Filters are conjunctive (AND)

Top-level operator clauses must all match. Use in for OR within a single key, or $or (below) for cross-key OR.

Cross-key OR (`$or`)

Use $or for disjunctive predicates across different metadata keys. Each arm is a full sub-filter dict and supports any operator.

json{
  "filter": {
    "doc_type": "policy",
    "$or": [
      {"severity": "high"},
      {"priority": {"in": ["P0", "P1"]}}
    ]
  }
}

The above matches docs where doc_type=policy AND (severity=high OR priority∈{P0,P1}).

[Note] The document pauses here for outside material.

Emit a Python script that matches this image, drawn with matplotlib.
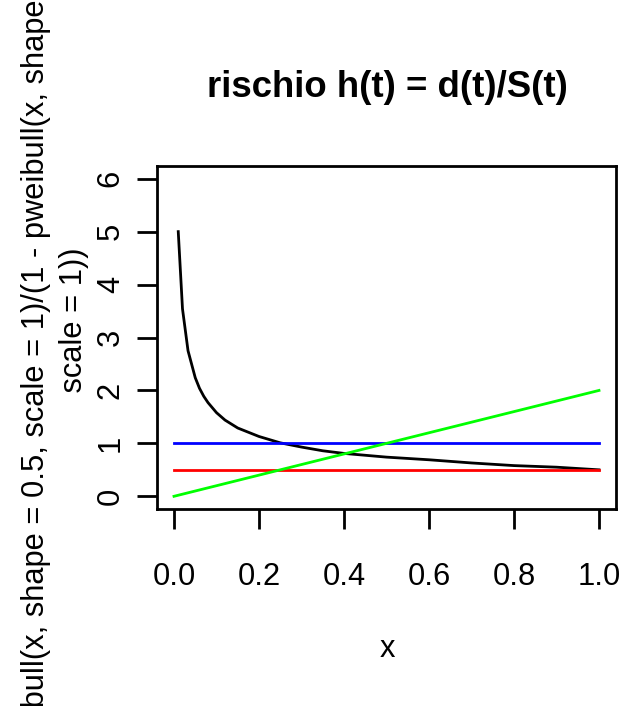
import matplotlib
matplotlib.use("Agg")
import matplotlib.pyplot as plt
import numpy as np

plt.rcParams['font.family'] = ['Liberation Sans', 'DejaVu Sans']

# black curve: hazard of Weibull(shape=0.5, scale=1)
x_black = [0.01, 0.02, 0.033, 0.05, 0.06, 0.07, 0.08, 0.10, 0.12, 0.15,
           0.20, 0.25, 0.30, 0.35, 0.40, 0.50, 0.60, 0.70, 0.80, 0.90, 1.00]
y_black = [5.00, 3.54, 2.75, 2.24, 2.04, 1.89, 1.77, 1.58, 1.44, 1.29,
           1.13, 1.01, 0.93, 0.86, 0.81, 0.74, 0.69, 0.63, 0.58, 0.55, 0.50]
# blue: constant hazard 1
x_blue = [0.0, 1.0]
y_blue = [1.0, 1.0]
# red: constant hazard 0.5
x_red = [0.0, 1.0]
y_red = [0.49, 0.49]
# green: linear hazard
x_green = [0.0, 1.0]
y_green = [0.0, 2.0]

xticks = [0.0, 0.2, 0.4, 0.6, 0.8, 1.0]
xticklabels = ["0.0", "0.2", "0.4", "0.6", "0.8", "1.0"]
yticks = [0, 1, 2, 3, 4, 5, 6]

title = "rischio h(t) = d(t)/S(t)"
ylab1 = "dweibull(x, shape = 0.5, scale = 1)/(1 - pweibull(x, shape = 0.5, "
ylab2 = "    scale = 1))"
xlab = "x"

W, H = 637, 706
fig = plt.figure(figsize=(W / 100, H / 100), dpi=100)
L, R, T, B = 157, 616, 166, 509
ax = fig.add_axes([L / W, 1 - B / H, (R - L) / W, (B - T) / H])

lw = 2.0
ax.plot(x_black, y_black, color='black', lw=lw)
ax.plot(x_blue, y_blue, color='#0000ff', lw=lw)
ax.plot(x_red, y_red, color='#ff0000', lw=lw)
ax.plot(x_green, y_green, color='#00ff00', lw=lw)

ax.set_xlim(-0.04, 1.04)
ax.set_ylim(-0.24, 6.24)
ax.set_xticks(xticks)
ax.set_xticklabels(xticklabels)
ax.set_yticks(yticks)
ax.set_yticklabels([str(v) for v in yticks], rotation=90, va='center')
fs = 22.2
ax.tick_params(axis='both', direction='out', length=14.5, width=2.0, labelsize=fs, color='black')
ax.tick_params(axis='x', pad=24)
ax.tick_params(axis='y', pad=8)
for s in ax.spines.values():
    s.set_linewidth(2.0)

fig.text(387 / W, 1 - 97 / H, title, ha='center', va='baseline', fontsize=26.4, fontweight='bold')
yc = 1 - (T + B) / 2 / H
fig.text(44 / W, yc, ylab1, rotation=90, rotation_mode='anchor', ha='center', va='baseline', fontsize=fs)
fig.text(82 / W, yc, ylab2, rotation=90, rotation_mode='anchor', ha='center', va='baseline', fontsize=fs)
fig.text(387 / W, 1 - 657 / H, xlab, ha='center', va='baseline', fontsize=fs)

fig.savefig("out.png", dpi=100)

Nesting allowed up to 3 levels; max 16 arms per $or.

Result ranking

Filters never modify scores — they prune the candidate set. The engine fetches top_k * 3 candidates when post-filter operators are present to absorb shrinkage, then trims to top_k after filtering.

min_score

A top-level min_score (0.0–1.0) drops hits whose final score is below the threshold, applied after rerank. Useful as a hallucination defense in chatbot pipelines.

Safety

Patterns are length-capped (256 chars), wildcard count is capped (16), and in lists are capped (100 entries). Patterns are translated to anchored case-insensitive regex with all metacharacters escaped — no SQL injection surface.